Betty Greene – Missionary Pilot

Before carrying out the research for this article, I had never heard of Betty Greene but she was clearly an amazing person and I hope you will be as inspired as I was when you read her story.

Betty Greene was born in Seattle in 1920 and her fascination with becoming a pilot began at an early age. She was also a devout Presbyterian who enjoyed ministering in her church’s youth group, and she sensed that God had called her to use airplanes to further her missionary work, although at the time, there was no such thing as mission aviation.

When World War II began, women were restricted from flying combat missions, so Betty did the next best thing and joined the Women’s Airforce Service Pilots (WASP).

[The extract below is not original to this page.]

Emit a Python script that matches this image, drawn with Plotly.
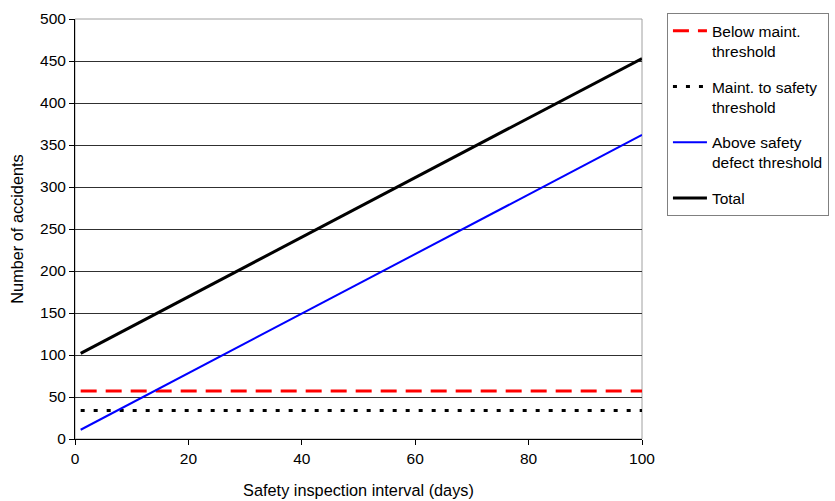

As a WASP aviator, Greene and over a thousand other women took on non-combat flying duties that were often still hazardous but left the male pilots free to fly in combat.

After WASP was disbanded at the end of the war, Greene moved to California and helped found the Missionary Aviation Fellowship which was a group of Christian pilots from the UK,  America, Canada, New Zealand and Australia who saw the increasing usefulness of air transportation in the mission field.

The honour of MAF’s first flight fell to Greene in 1946, when, in partnership with Wycliffe Bible Translators in Mexico, she flew missionaries in a Waco biplane to a remote part of Mexico.

Between the late 1940s and 1960s, Greene ferried missionaries to some of Mexico’s and South America’s most out-of-the-way settlements and and became the first woman to fly across the Andes.  Greene also piloted MAF aircraft while based in Nigeria and New Guinea and was the first woman to pilot an aircraft in Sudan after the Sudanese Parliament had to proclaim a dispensation allowing her to fly.

Greene died of Alzheimer’s at the age of 76 on April 10th 1997 at her home on Lake Washington near Seattle.